Cloud Backup
Opt-in automatic backups to your Cashflow account — how it works, what it protects, and how recovery works before you rely on it.
Cloud Backup keeps an automatic copy of your Cashflow data in the cloud, tied to your Google account, so a lost or wiped phone doesn’t take your register with it. It is opt-in, it’s separate from the local file and Dropbox backups Cashflow has always offered, and it’s available in Cashflow 4.1.0.
What it is
Cloud Backup is an optional service you turn on by signing in with Google. Signing in is the opt-in — until you do, nothing is sent to the cloud.
- It is separate from local and Dropbox backups, which keep working exactly as before. Cloud Backup is an additional copy, not a replacement. See Backup & Restore for the local and Dropbox options.
- It requires signing in with Google.
- It is available in Cashflow 4.1.0.
How it works
Once you’ve signed in and turned on automatic backup in Settings → Backup:
- Cashflow backs up about once a day, automatically, when the conditions are right (for example, you’re on a network and the app has data to save). You don’t have to remember to do it.
- Cashflow keeps your last 5 backups in the cloud. When a new one is made, the oldest beyond five is removed.

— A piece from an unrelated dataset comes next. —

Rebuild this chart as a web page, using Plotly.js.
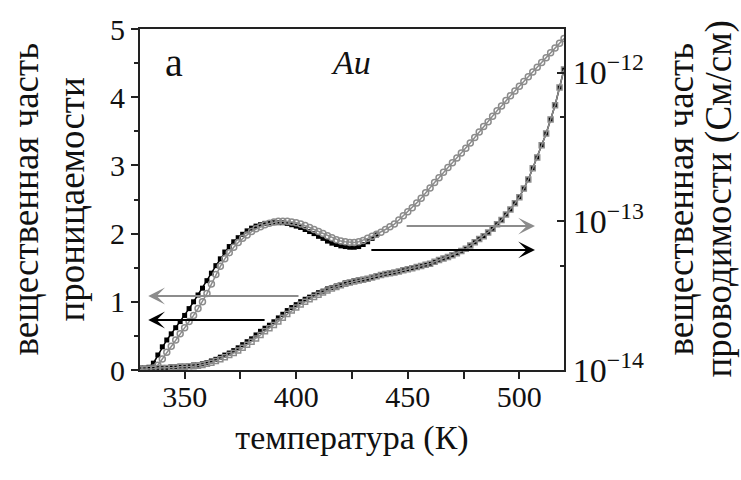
<!DOCTYPE html>
<html><head><meta charset="utf-8">
<script src="https://cdn.plot.ly/plotly-3.0.1.min.js"></script>
<style>html,body{margin:0;padding:0;background:#fff}#chart{width:741px;height:480px}</style>
</head><body><div id="chart"></div>
<script>
// Temperature, K
const temperature = [330,332,334,336,338,340,342,344,346,348,350,352,354,356,358,360,362,364,366,368,
370,372,374,376,378,380,382,384,386,388,390,392,394,396,398,400,402,404,406,408,
410,412,414,416,418,420,422,424,426,428,430,432,434,436,438,440,442,444,446,448,
450,452,454,456,458,460,462,464,466,468,470,472,474,476,478,480,482,484,486,488,
490,492,494,496,498,500,502,504,506,508,510,512,514,516,518,520];

// Real part of permittivity (left axis); black series hidden under gray beyond 436 K
const permBlack = [0.03,0.03,0.04,0.10,0.22,0.34,0.44,0.53,0.62,0.71,0.80,0.90,1.00,1.10,1.20,1.31,1.42,1.53,1.63,1.73,
1.81,1.88,1.94,1.99,2.04,2.08,2.11,2.13,2.15,2.16,2.16,2.16,2.16,2.15,2.13,2.11,2.09,2.06,2.03,2.00,
1.96,1.93,1.89,1.86,1.84,1.82,1.81,1.80,1.80,1.81,1.84,1.88,1.93,1.98,null,null,null,null,null,null,
null,null,null,null,null,null,null,null,null,null,null,null,null,null,null,null,null,null,null,null,
null,null,null,null,null,null,null,null,null,null,null,null,null,null,null,null];

const permGray = [0.02,0.02,0.02,0.03,0.07,0.16,0.26,0.35,0.44,0.53,0.62,0.71,0.80,0.90,1.00,1.12,1.26,1.40,1.52,1.63,
1.72,1.80,1.87,1.93,1.98,2.03,2.07,2.10,2.13,2.15,2.17,2.18,2.18,2.18,2.17,2.16,2.14,2.12,2.09,2.06,
2.03,2.00,1.97,1.94,1.91,1.89,1.88,1.87,1.87,1.88,1.90,1.93,1.96,1.99,2.02,2.06,2.10,2.14,2.20,2.26,
2.32,2.38,2.45,2.52,2.60,2.67,2.75,2.82,2.90,2.97,3.04,3.11,3.18,3.25,3.33,3.41,3.49,3.57,3.64,3.72,
3.80,3.87,3.95,4.02,4.09,4.16,4.23,4.30,4.37,4.44,4.51,4.58,4.65,4.72,4.79,4.86];

// Real part of conductivity, S/cm (right log axis)
const condBlack = [1.02e-14,1.02e-14,1.03e-14,1.03e-14,1.04e-14,1.04e-14,1.04e-14,1.05e-14,1.05e-14,1.06e-14,
1.06e-14,1.07e-14,1.08e-14,1.08e-14,1.10e-14,1.12e-14,1.15e-14,1.18e-14,1.22e-14,1.26e-14,
1.30e-14,1.35e-14,1.41e-14,1.48e-14,1.55e-14,1.62e-14,1.72e-14,1.82e-14,1.91e-14,2.00e-14,
2.11e-14,2.24e-14,2.37e-14,2.51e-14,2.63e-14,2.75e-14,2.88e-14,2.99e-14,3.09e-14,3.20e-14,
3.31e-14,3.39e-14,3.51e-14,3.59e-14,3.67e-14,3.76e-14,3.85e-14,3.89e-14,3.98e-14,4.03e-14,
4.07e-14,4.12e-14,4.19e-14,4.27e-14,4.35e-14,4.42e-14,4.47e-14,4.52e-14,4.60e-14,4.68e-14,
4.76e-14,4.84e-14,4.93e-14,5.01e-14,5.11e-14,5.19e-14,5.35e-14,5.50e-14,5.62e-14,5.75e-14,
5.92e-14,6.10e-14,6.31e-14,6.53e-14,6.87e-14,7.24e-14,7.59e-14,7.94e-14,8.41e-14,8.91e-14,
9.55e-14,1.02e-13,1.11e-13,1.20e-13,1.32e-13,1.45e-13,1.66e-13,1.91e-13,2.27e-13,2.69e-13,
3.24e-13,3.89e-13,4.84e-13,6.03e-13,7.94e-13,1.05e-12];

const condGray = [1.01e-14,1.01e-14,1.02e-14,1.02e-14,1.03e-14,1.03e-14,1.03e-14,1.04e-14,1.04e-14,1.05e-14,
1.05e-14,1.06e-14,1.06e-14,1.07e-14,1.08e-14,1.10e-14,1.12e-14,1.15e-14,1.18e-14,1.22e-14,
1.26e-14,1.30e-14,1.35e-14,1.41e-14,1.48e-14,1.55e-14,1.63e-14,1.72e-14,1.82e-14,1.91e-14,
2.01e-14,2.12e-14,2.25e-14,2.38e-14,2.51e-14,2.63e-14,2.76e-14,2.88e-14,2.99e-14,3.10e-14,
3.21e-14,3.32e-14,3.42e-14,3.53e-14,3.62e-14,3.71e-14,3.80e-14,3.87e-14,3.94e-14,4.00e-14,
4.05e-14,4.11e-14,4.18e-14,4.27e-14,4.35e-14,4.42e-14,4.47e-14,4.52e-14,4.60e-14,4.68e-14,
4.76e-14,4.84e-14,4.93e-14,5.01e-14,5.11e-14,5.19e-14,5.35e-14,5.50e-14,5.62e-14,5.75e-14,
5.92e-14,6.10e-14,6.31e-14,6.53e-14,6.87e-14,7.24e-14,7.59e-14,7.94e-14,8.41e-14,8.91e-14,
9.55e-14,1.02e-13,1.11e-13,1.20e-13,1.32e-13,1.45e-13,1.66e-13,1.91e-13,2.27e-13,2.69e-13,
3.24e-13,3.89e-13,4.84e-13,6.03e-13,7.94e-13,1.05e-12];

// Tick labels of the right (log) axis
const condTickVals = [1e-14, 1e-13, 1e-12];
const condTickText = ['10<sup>\u221214</sup>', '10<sup>\u221213</sup>', '10<sup>\u221212</sup>'];

const xTitle = 'температура (К)';
const leftTitle = ['вещественная часть', 'проницаемости'];
const rightTitle = ['вещественная часть', 'проводимости (См/см)'];

const BLACK = '#000000';
const GRAY = '#8c8c8c';
const FONT = 'Liberation Serif';

const traces = [
  {x: temperature, y: permBlack, mode: 'lines+markers', yaxis: 'y', connectgaps: false,
   line: {color: BLACK, width: 1.5}, marker: {symbol: 'square', size: 5, color: BLACK}},
  {x: temperature, y: condBlack, mode: 'lines+markers', yaxis: 'y2',
   line: {color: BLACK, width: 1.5}, marker: {symbol: 'square', size: 5, color: BLACK}},
  {x: temperature, y: permGray, mode: 'lines+markers', yaxis: 'y',
   line: {color: GRAY, width: 1.5}, marker: {symbol: 'circle-open', size: 6, color: GRAY, line: {width: 1.5, color: GRAY}}},
  {x: temperature, y: condGray, mode: 'lines+markers', yaxis: 'y2',
   line: {color: GRAY, width: 1.5}, marker: {symbol: 'square-open', size: 5, color: GRAY, line: {width: 1.5, color: GRAY}}}
];

function arrow(x, y, ax, color) {
  return {x: x, y: y, ax: ax, ay: y, xref: 'x', yref: 'y', axref: 'x', ayref: 'y',
    text: '', showarrow: true, arrowhead: 3, arrowsize: 1.4, arrowwidth: 2, arrowcolor: color, standoff: 0};
}
function vtitle(txt, xpx) {
  return {text: txt, xref: 'paper', yref: 'paper', x: (xpx - 140) / 424, y: 0.5,
    xanchor: 'center', yanchor: 'middle', textangle: -90, showarrow: false,
    font: {family: FONT, size: 37, color: '#111'}};
}

const layout = {
  width: 741, height: 480,
  margin: {l: 140, r: 177, t: 29, b: 110},
  paper_bgcolor: '#ffffff', plot_bgcolor: '#ffffff',
  showlegend: false,
  font: {family: FONT, size: 30, color: '#111'},
  xaxis: {range: [330, 520], tick0: 350, dtick: 50, ticks: 'outside', ticklen: 7, tickwidth: 2, tickcolor: '#222',
    showline: true, linewidth: 2, linecolor: '#222', mirror: true, showgrid: false, zeroline: false,
    minor: {tick0: 325, dtick: 25, ticks: 'outside', ticklen: 7, tickwidth: 2, tickcolor: '#222'},
    tickfont: {family: FONT, size: 30, color: '#111'}, ticklabelstandoff: -8,
    title: {text: xTitle, font: {family: FONT, size: 34, color: '#111'}, standoff: 13}},
  yaxis: {range: [0, 5], dtick: 1, ticks: 'outside', ticklen: 7, tickwidth: 2, tickcolor: '#222',
    showline: true, linewidth: 2, linecolor: '#222', showgrid: false, zeroline: false,
    minor: {dtick: 0.5, ticks: 'outside', ticklen: 4, tickwidth: 2, tickcolor: '#222'},
    tickfont: {family: FONT, size: 30, color: '#111'}},
  yaxis2: {type: 'log', overlaying: 'y', side: 'right', range: [-14, -11.707],
    tickmode: 'array', tickvals: condTickVals, ticktext: condTickText,
    ticks: 'inside', ticklen: 7, tickwidth: 2, tickcolor: '#222',
    showline: true, linewidth: 2, linecolor: '#222', showgrid: false, zeroline: false,
    minor: {tickmode: 'array', tickvals: [5e-14, 5e-13], ticks: 'inside', ticklen: 4, tickwidth: 2, tickcolor: '#222'},
    tickfont: {family: FONT, size: 34, color: '#111'}},
  annotations: [
    arrow(333.7, 1.085, 401.7, GRAY),
    arrow(333.7, 0.733, 386.5, BLACK),
    arrow(507, 2.11, 448.8, GRAY),
    arrow(507, 1.76, 433, BLACK),
    {text: 'a', xref: 'paper', yref: 'paper', x: 0.081, y: 0.902, xanchor: 'center', yanchor: 'middle',
     showarrow: false, font: {family: FONT, size: 40, color: '#111'}},
    {text: '<i>Au</i>', xref: 'paper', yref: 'paper', x: 0.498, y: 0.902, xanchor: 'center', yanchor: 'middle',
     showarrow: false, font: {family: FONT, size: 34, color: '#111'}},
    vtitle(leftTitle[0], 25), vtitle(leftTitle[1], 71),
    vtitle(rightTitle[0], 680), vtitle(rightTitle[1], 718)
  ]
};

Plotly.newPlot('chart', traces, layout, {staticPlot: true, displayModeBar: false});
</script>
</body></html>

- You can also tap Back up now for an immediate manual backup, and restore from any of the kept backups at any time.
What’s protected
Your cloud backups are protected by end-to-end encryption plus a layered access model:
- End-to-end encrypted with a backup password. Your data is encrypted on your device before it’s uploaded, with a key that is locked by a backup password only you know. We store the locked key in your account next to the encrypted backup, but we never receive your backup password — so under normal operation we cannot read your backups.
- Owner-only access. Both the encrypted backup and the locked key are stored under your signed-in account, and the access rules permit only that account to read or write them. Other users cannot reach them.

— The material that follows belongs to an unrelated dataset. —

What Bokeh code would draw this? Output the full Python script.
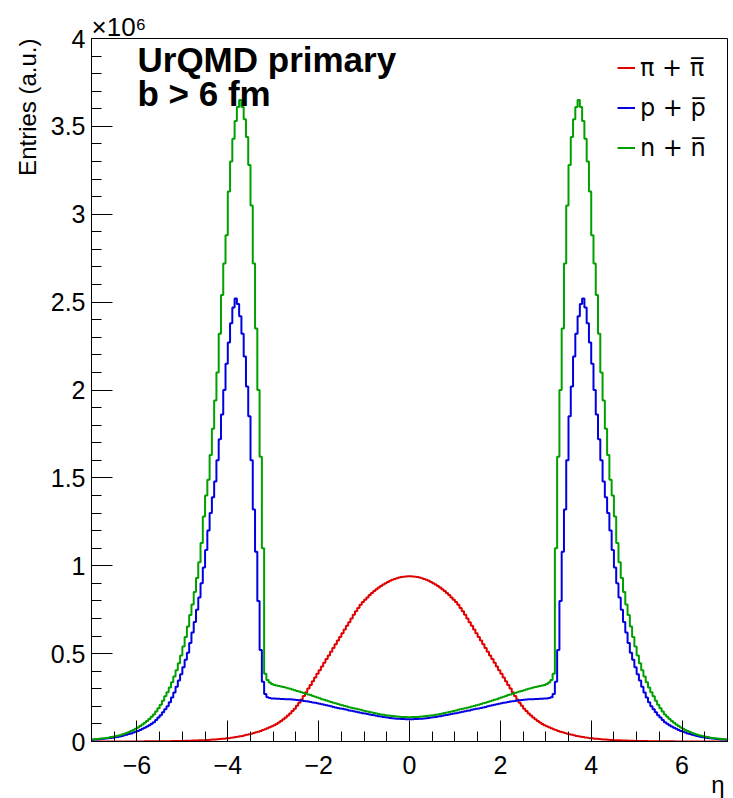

- Two layers against outsiders. An outside attacker would need both your sign-in account (to reach the encrypted backup and the locked key) and your backup password (to unlock the key). Neither alone is enough.
- Encrypted in transit. Data travels to and from the cloud over HTTPS.
Info
Cloud Backup is end-to-end encrypted: your data is encrypted on your device with a key locked by your backup password, which we never receive — so under normal operation we cannot read it.
The honest limit of that guarantee: because the encrypted backup and the locked key are both stored on our infrastructure, someone with administrative access to it could attempt to unlock the key by guessing your backup password. That is why Cashflow requires a minimum-strength password and why you should not reuse your Google or Apple account password — a strong, non-reused password is the protection that matters most in that scenario.
Set up your backup password
When you turn Cloud Backup on, Cashflow asks you to set a backup password before anything is uploaded. This is a required step — there is no “skip and set it later.” You enter it twice to confirm, and a live strength meter helps you pick something strong; very weak or common passwords are rejected. The easiest way to clear the bar is a passphrase of four random words.
You can change your backup password later from Settings → Backup on a device that still holds the key — Cashflow re-locks the same key under the new password without re-uploading your data.
Recovery
Because your backups are locked by a backup password we never receive, here is how you get your data back:
- A device you’re still signed in to. On the same phone, or a same-platform new phone set up through your platform account, the unlocked key is already there and restore is silent.
- Your backup password. On a brand-new phone — including when you switch between Android and iOS — sign in with the same account and enter your backup password to unlock the key and restore.
Heads up
You are responsible for keeping both your sign-in account and your backup password. If you lose access to your account, or forget your backup password and no longer have any device that holds the unlocked key, your cloud backups cannot be recovered — by you or by us, because we never receive your password.
Treat Cloud Backup as one layer of protection. The safest setup is automatic cloud backup plus a recent Dropbox or local copy, plus a backup password you can remember but haven’t reused — see Backup & Restore for the local and Dropbox options.
Your privacy
When Cloud Backup is on, the cloud holds:
- Your Cashflow data — the same full snapshot a backup always contains (accounts, balances, every transaction, categories, scheduled transactions, and app settings). This is end-to-end encrypted before it leaves your device, so although it lives in the cloud, we cannot read it.
- Basic account identifiers — the email address and display name on the Google account you signed in with, so your backups can be associated with your account.
For the full details of what’s stored and how it’s handled, see the Privacy Policy. For quick answers, see Where are my backups stored?, Is my data private?, and Does Cashflow back up automatically?.
Availability
- Android — available now, as of Cashflow 4.1.0.
- iOS — in progress. Cloud Backup is not yet available on iPhone or iPad. iOS users can still back up locally and to Dropbox; see Backup & Restore.